There is media speculation that Johnson & Johnson (J&J), and its subsidiary DePuy, are in active discussions to attempt a global settlement of their defective ASR metal on metal artificial hips.
J&J Potential Settlement North of $3 Billion
Apparently J&J has discussed paying more than $3 billion to settle lawsuits over its recalled hip implants. J&J is exposed to over 11,500 product liability lawsuits in the U.S. and is considering paying more than $300,000 per case.
According to experts, such a global settlement would surpass $3 billion if most plaintiffs accept the proposed terms, this valuation is 50% larger than previously proposed. Still, according to industry watchers, a $3 Billion is a drop in the ocean for the profits that J&J has generated from the sale of the recalled devices.
Settlement is Dependent on Trial Outcomes
Any settlement would be subjected to the outcome of 7 product-liability trials between September and January 2014.
J&J’s DePuy unit recalled 93,000 implants worldwide in 2010, including 37,000 in the U.S. The failure rate that patients and doctors were seeing dwarfed the official company failure rate.
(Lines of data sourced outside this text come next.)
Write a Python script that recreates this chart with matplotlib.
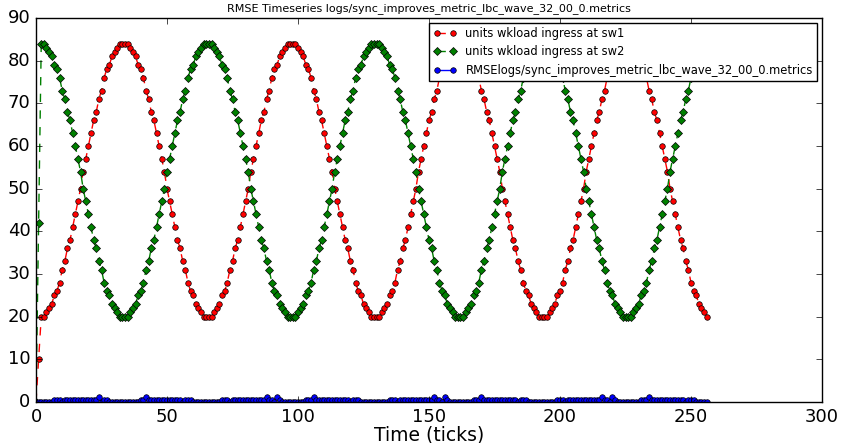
import matplotlib
matplotlib.use('Agg')
import matplotlib.pyplot as plt

# time axis (ticks)
ticks = list(range(257))

# units wkload ingress at sw1
sw1 = [0, 10,
       20, 20, 21, 22, 23, 25, 26, 28, 31, 33, 36, 38, 41, 44, 47, 50, 54, 57, 60, 63, 66, 68, 71, 73, 76, 78, 79, 81, 82, 83, 84, 84,
       84, 84, 83, 82, 81, 79, 78, 76, 73, 71, 68, 66, 63, 60, 57, 54, 50, 47, 44, 41, 38, 36, 33, 31, 28, 26, 25, 23, 22, 21, 20, 20,
       20, 20, 21, 22, 23, 25, 26, 28, 31, 33, 36, 38, 41, 44, 47, 50, 54, 57, 60, 63, 66, 68, 71, 73, 76, 78, 79, 81, 82, 83, 84, 84,
       84, 84, 83, 82, 81, 79, 78, 76, 73, 71, 68, 66, 63, 60, 57, 54, 50, 47, 44, 41, 38, 36, 33, 31, 28, 26, 25, 23, 22, 21, 20, 20,
       20, 20, 21, 22, 23, 25, 26, 28, 31, 33, 36, 38, 41, 44, 47, 50, 54, 57, 60, 63, 66, 68, 71, 73, 76, 78, 79, 81, 82, 83, 84, 84,
       84, 84, 83, 82, 81, 79, 78, 76, 73, 71, 68, 66, 63, 60, 57, 54, 50, 47, 44, 41, 38, 36, 33, 31, 28, 26, 25, 23, 22, 21, 20, 20,
       20, 20, 21, 22, 23, 25, 26, 28, 31, 33, 36, 38, 41, 44, 47, 50, 54, 57, 60, 63, 66, 68, 71, 73, 76, 78, 79, 81, 82, 83, 84, 84,
       84, 84, 83, 82, 81, 79, 78, 76, 73, 71, 68, 66, 63, 60, 57, 54, 50, 47, 44, 41, 38, 36, 33, 31, 28, 26, 25, 23, 22, 21, 20]

# units wkload ingress at sw2
sw2 = [0, 42,
       84, 84, 83, 82, 81, 79, 78, 76, 73, 71, 68, 66, 63, 60, 57, 54, 50, 47, 44, 41, 38, 36, 33, 31, 28, 26, 25, 23, 22, 21, 20, 20,
       20, 20, 21, 22, 23, 25, 26, 28, 31, 33, 36, 38, 41, 44, 47, 50, 54, 57, 60, 63, 66, 68, 71, 73, 76, 78, 79, 81, 82, 83, 84, 84,
       84, 84, 83, 82, 81, 79, 78, 76, 73, 71, 68, 66, 63, 60, 57, 54, 50, 47, 44, 41, 38, 36, 33, 31, 28, 26, 25, 23, 22, 21, 20, 20,
       20, 20, 21, 22, 23, 25, 26, 28, 31, 33, 36, 38, 41, 44, 47, 50, 54, 57, 60, 63, 66, 68, 71, 73, 76, 78, 79, 81, 82, 83, 84, 84,
       84, 84, 83, 82, 81, 79, 78, 76, 73, 71, 68, 66, 63, 60, 57, 54, 50, 47, 44, 41, 38, 36, 33, 31, 28, 26, 25, 23, 22, 21, 20, 20,
       20, 20, 21, 22, 23, 25, 26, 28, 31, 33, 36, 38, 41, 44, 47, 50, 54, 57, 60, 63, 66, 68, 71, 73, 76, 78, 79, 81, 82, 83, 84, 84,
       84, 84, 83, 82, 81, 79, 78, 76, 73, 71, 68, 66, 63, 60, 57, 54, 50, 47, 44, 41, 38, 36, 33, 31, 28, 26, 25, 23, 22, 21, 20, 20,
       20, 20, 21, 22, 23, 25, 26, 28, 31, 33, 36, 38, 41, 44, 47, 50, 54, 57, 60, 63, 66, 68, 71, 73, 76, 78, 79, 81, 82, 83, 84]

# RMSE
rmse = [0, 0, 0, 0, 0, 0, 0, .4, .4, .4, 0, .4, .4, .4, .4, .4,
        .4, .4, .4, .4, .4, .4, .4, .4, 1.2, 0, .4, .4, 0, 0, 0, 0,
        0, 0, 0, 0, 0, 0, 0, 0, .4, .4, 1.2, .4, .4, .4, .4, .4,
        .4, .4, .4, .4, .4, .4, .4, .4, 0, .4, .4, .4, 0, 0, 0, 0,
        0, 0, 0, 0, 0, 0, 0, .4, .4, .4, 0, .4, .4, .4, .4, .4,
        .4, .4, .4, .4, .4, .4, .4, .4, 1.2, .4, .4, 0, 1.2, .4, 0, 0,
        0, 0, 0, 0, 0, 0, 0, .4, .4, .4, 1.2, .4, .4, .4, .4, .4,
        .4, .4, .4, .4, .4, .4, .4, .4, 0, .4, .4, .4, 0, 0, 0, 0,
        0, 0, 0, 0, 0, 0, 0, .4, .4, .4, 0, .4, .4, .4, .4, .4,
        .4, .4, .4, .4, .4, .4, .4, .4, 1.2, .4, .4, 0, 1.2, .4, 0, 0,
        0, 0, 0, 0, 0, 0, 0, .4, .4, .4, 1.2, .4, .4, .4, .4, .4,
        .4, .4, .4, .4, .4, .4, .4, .4, 0, .4, .4, .4, 0, 0, 0, 0,
        0, 0, 0, 0, 0, 0, 0, .4, .4, .4, 0, .4, .4, .4, .4, .4,
        .4, .4, .4, .4, .4, .4, .4, .4, 1.2, .4, .4, 0, 1.2, .4, 0, 0,
        0, 0, 0, 0, 0, 0, 0, .4, .4, .4, 1.2, .4, .4, .4, .4, .4,
        .4, .4, .4, .4, .4, .4, .4, .4, 0, .4, .4, .4, 0, 0, 0, 0,
        0]

name = 'logs/sync_improves_metric_lbc_wave_32_00_0.metrics'

plt.style.use('classic')
fig = plt.figure(figsize=(8.44, 4.43), dpi=100, facecolor='white')
ax = fig.add_axes([36/844, 41/443, 786/844, 384/443])

ax.plot(ticks, sw1, 'r--o', ms=4, mec='k', mew=0.5, lw=1, label='units wkload ingress at sw1')
ax.plot(ticks, sw2, 'g--D', ms=4, mec='k', mew=0.5, lw=1, label='units wkload ingress at sw2')
ax.plot(ticks, rmse, 'b-o', ms=4, mec='k', mew=0.5, lw=1, label='RMSE' + name)

ax.set_xlim(0, 300)
ax.set_ylim(0, 90)
ax.tick_params(labelsize=13)
ax.set_xlabel('Time (ticks)', fontsize=13.5, labelpad=0)
ax.set_title('RMSE Timeseries ' + name, fontsize=8)
ax.legend(loc='upper right', fontsize=8.3, handlelength=2.0, handletextpad=0.8,
          borderaxespad=0.4, labelspacing=0.45)

fig.savefig('out.png', dpi=100, facecolor='white')
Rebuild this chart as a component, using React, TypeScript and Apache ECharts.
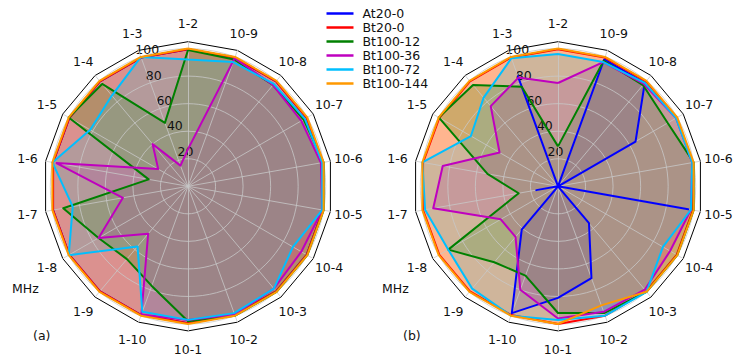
import React, { useEffect, useRef } from 'react';
import * as echarts from 'echarts';

// Categories, counter-clockwise from the top
const CATEGORIES = ['1-2', '1-3', '1-4', '1-5', '1-6', '1-7', '1-8', '1-9', '1-10',
  '10-1', '10-2', '10-3', '10-4', '10-5', '10-6', '10-7', '10-8', '10-9'];

const SERIES_NAMES = ['At20-0', 'Bt20-0', 'Bt100-12', 'Bt100-36', 'Bt100-72', 'Bt100-144'];
const COLORS = ['#0000ff', '#ff0000', '#008000', '#bf00bf', '#00bfff', '#ff9900'];

const RADIAL_TICKS = [20, 40, 60, 80, 100];
const PANEL_TAGS = ['(a)', '(b)'];
const UNIT_LABEL = 'MHz';

// Panel (a)
const A_AT20_0 = [99.5, 99.5, 99.5, 99.5, 99.5, 99.5, 99.5, 99.5, 99.5, 99.5, 99.5, 99.5, 99.5, 99.5, 99.5, 99.5, 99.5, 99.5];
const A_BT20_0 = [99.5, 99.5, 99.5, 99.5, 99.5, 99.5, 99.5, 99.5, 99.5, 99.5, 99.5, 99.5, 99.5, 99.5, 99.5, 99.5, 99.5, 99.5];
const A_BT100_12 = [99, 49, 97, 100, 29, 92, 75, 69, 77, 98, 100, 100, 100, 100, 100, 97, 96, 98];
const A_BT100_36 = [27, 16, 40, 25, 97, 48, 75, 45, 99, 97, 99, 97, 95, 99, 98, 95, 96, 99];
const A_BT100_72 = [92, 100, 86, 82, 100, 85, 100, 57, 97, 97, 98, 97, 88, 99, 99, 98, 97, 96];
const A_BT100_144 = [100, 100, 100, 100, 100, 100, 100, 100, 100, 100, 100, 100, 100, 100, 100, 100, 100, 100];

// Panel (b)
const B_AT20_0 = [0, 85, 0, 0, 0, 16, 0, 41, 98, 81, 71, 35, 0, 96, 0, 65, 98, 98];
const B_BT20_0 = [99.5, 99.5, 99.5, 99.5, 99.5, 99.5, 99.5, 99.5, 99.5, 100, 100, 99.5, 99.5, 99.5, 99.5, 99.5, 99.5, 99.5];
const B_BT100_12 = [29, 77, 96, 100, 52, 29, 92, 72, 69, 92, 98, 100, 100, 100, 100, 92, 96, 97];
const B_BT100_36 = [75, 84, 76, 49, 85, 92, 48, 48, 80, 96, 97, 98, 94, 98, 99, 99, 97, 96];
const B_BT100_72 = [96, 99, 84, 73, 100, 98, 92, 97, 100, 97, 100, 100, 88, 98, 99, 99, 98, 96];
const B_BT100_144 = [100, 100, 100, 100, 100, 100, 100, 100, 100, 100, 92, 100, 100, 100, 100, 100, 100, 100];

const PANELS = [
  [A_AT20_0, A_BT20_0, A_BT100_12, A_BT100_36, A_BT100_72, A_BT100_144],
  [B_AT20_0, B_BT20_0, B_BT100_12, B_BT100_36, B_BT100_72, B_BT100_144],
];

const FONT = 'DejaVu Sans';
const TEXT_COLOR = '#111';
const GRID_COLOR = '#c8c8c8';
const FRAME_MAX = 105;
const GRID_MAX = 100;
const R = 144.6;
const CENTERS: [number, number][] = [[188, 186.3], [558, 186.3]];

export default function App() {
  const ref = useRef<HTMLDivElement>(null);
  useEffect(() => {
    if (!ref.current) return;
    const chart = echarts.init(ref.current, undefined, { renderer: 'svg' });

    const radar = CENTERS.map((c) => ({
      center: c,
      radius: R,
      startAngle: 90,
      shape: 'polygon',
      splitNumber: 1,
      indicator: CATEGORIES.map((n) => ({ name: n, min: 0, max: FRAME_MAX })),
      nameGap: 18.3,
      axisName: {
        color: TEXT_COLOR, fontSize: 12.5, fontFamily: FONT,
        align: 'center', verticalAlign: 'middle', lineHeight: 11,
      },
      axisLine: { show: true, lineStyle: { color: GRID_COLOR, width: 0.8 } },
      axisTick: { show: false },
      axisLabel: { show: false },
      splitLine: { show: true, lineStyle: { color: '#000', width: 1 } },
      splitArea: { show: false },
      z: 3,
    }));

    const polar = CENTERS.map((c) => ({ center: c, radius: (R * GRID_MAX) / FRAME_MAX }));
    const angleAxis = CENTERS.map((_, i) => ({
      polarIndex: i, type: 'value', min: 0, max: 360, interval: 20, startAngle: 112.5,
      axisLine: { show: false }, axisTick: { show: false }, axisLabel: { show: false },
      splitLine: { show: false },
      z: 2,
    }));
    const radiusAxis = CENTERS.map((_, i) => ({
      polarIndex: i, type: 'value', min: 0, max: GRID_MAX, interval: 20,
      axisLine: { show: false }, axisTick: { show: false },
      splitLine: { show: true, lineStyle: { color: GRID_COLOR, width: 0.8 } },
      axisLabel: {
        show: true,
        formatter: (v: number) => (RADIAL_TICKS.includes(v) ? String(v) : ''),
        color: TEXT_COLOR, fontSize: 12.5, fontFamily: FONT,
        align: 'left', verticalAlign: 'bottom', margin: 0,
        padding: [0, 0, 3, 0],
      },
      z: 2,
    }));

    const series: any[] = [];
    PANELS.forEach((set, ci) => {
      series.push({
        type: 'radar', radarIndex: ci, symbol: 'none', z: 1, silent: true,
        data: set.map((vals, k) => ({
          name: SERIES_NAMES[k], value: vals,
          itemStyle: { color: COLORS[k] },
          lineStyle: { color: COLORS[k], opacity: 0, width: 0 },
          areaStyle: { color: COLORS[k], opacity: 0.25 },
        })),
      });
      series.push({
        type: 'radar', radarIndex: ci, symbol: 'none', z: 4, silent: true,
        data: set.map((vals, k) => ({
          name: SERIES_NAMES[k], value: vals,
          itemStyle: { color: COLORS[k] },
          lineStyle: { color: COLORS[k], width: 2 },
        })),
      });
    });

    const graphic: any[] = [];
    CENTERS.forEach((c, i) => {
      graphic.push({
        type: 'text', left: c[0] - 176, top: 282,
        style: { text: UNIT_LABEL, fontSize: 12.5, fontFamily: FONT, fill: TEXT_COLOR },
      });
      graphic.push({
        type: 'text', left: c[0] - 155, top: 329,
        style: { text: PANEL_TAGS[i], fontSize: 12.5, fontFamily: FONT, fill: TEXT_COLOR },
      });
    });

    chart.setOption({
      animation: false,
      backgroundColor: '#fff',
      legend: {
        orient: 'vertical', left: 326.5, top: 7, padding: 0,
        itemWidth: 27, itemHeight: 2.5, itemGap: 1, icon: 'rect',
        data: SERIES_NAMES, selectedMode: false,
        textStyle: { fontSize: 12.5, fontFamily: FONT, color: TEXT_COLOR, padding: [0, 0, 0, 4] },
      },
      radar,
      polar,
      angleAxis,
      radiusAxis,
      series,
      graphic,
    });
    return () => chart.dispose();
  }, []);
  return <div ref={ref} style={{ position: 'fixed', left: 0, top: 0, width: 733, height: 356 }} />;
}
Unacceptable Failure Rate at 5 Years
Unfortunately that failure rate is climbing, and some estimate as high as 40%-50% failure rate at 5 years. Patients are blaming the chromium and cobalt artificial hip devices for pain, metal debris, metallosis and replacement surgeries. To date, J&J and DePuy have not accepted liability for placing a defective hip device in the market place and cite “market conditions” for their recall.
J&J DePuy ASR Verdicts
J&J was hit with a $8.3 million verdict, earlier this year, in the first trial involving a retired Montana prison guard. The California jury found that the device was defectively designed, that DePuy properly warned of the risks, and that the company didn’t owe punitive damages.
DePuy is appealing that verdict. A Chicago jury ruled six weeks later for DePuy in rejecting a defective design claim by an Illinois nurse.
7 Bellwether Trials Scheduled
7 other trials are set for later in the year, the first is scheduled to begin September 9 in Cleveland. The plaintiff is Ann McCracken, 58, from New York, who needed two replacement surgeries or revisions after her ASR implant.
Trials also are scheduled in state courts in San Francisco in October; in Hackensack, New Jersey, in October and January; in West Palm Beach, Florida, in November; in Chicago in December; and in Los Angeles in January.
Federal Multidistrict Litigation
There are about 8,000 federal cases consolidated in the multidistrict litigation or MDL, in the Northern District of Ohio, for the pre-trial consideration.
About 2,000 cases are pending in the California Judicial Council Coordinated Proceeding before Judge Richard Kramer in San Francisco.
Any overall settlement would factor in age, severity of injuries and revision or replacement surgeries. Negotiators would rank those and other medical factors on a matrix or settlement grid.
Any settlement would have to incorporate future claims and repayment to third party medical insurance payors, for example Medicaid and Medicare for medical bills paid.
What is the Problem with DePuy ASR?
The J&J hips were made from a cobalt-and-chromium alloy used in two related models, the ASR XL Acetabular System and the ASR Hip Resurfacing System.
At the first trial in Los Angeles, plaintiff Loren Kransky argued that DePuy failed to test the device adequately before selling it in the U.S. in 2005, buried surgeon complaints of mounting failures, and studied a redesign of the ASR before scrapping that effort in 2008.
Patients claim that debris from the metal ball grinding against the metal cup causes tissue death around the joint and increase the amount of metal ions in the bloodstream to harmful levels. This is known as metallosis.
McCracken v. DePuy, 11-dp-20485, U.S. District Court, Northern District of Ohio (Toledo). The consolidated federal case is In re DePuy Orthopedics Inc., ASR Hip Implant Products Liability Litigation, 10-MD-2197, U.S. District Court, Northern District of Ohio (Toledo).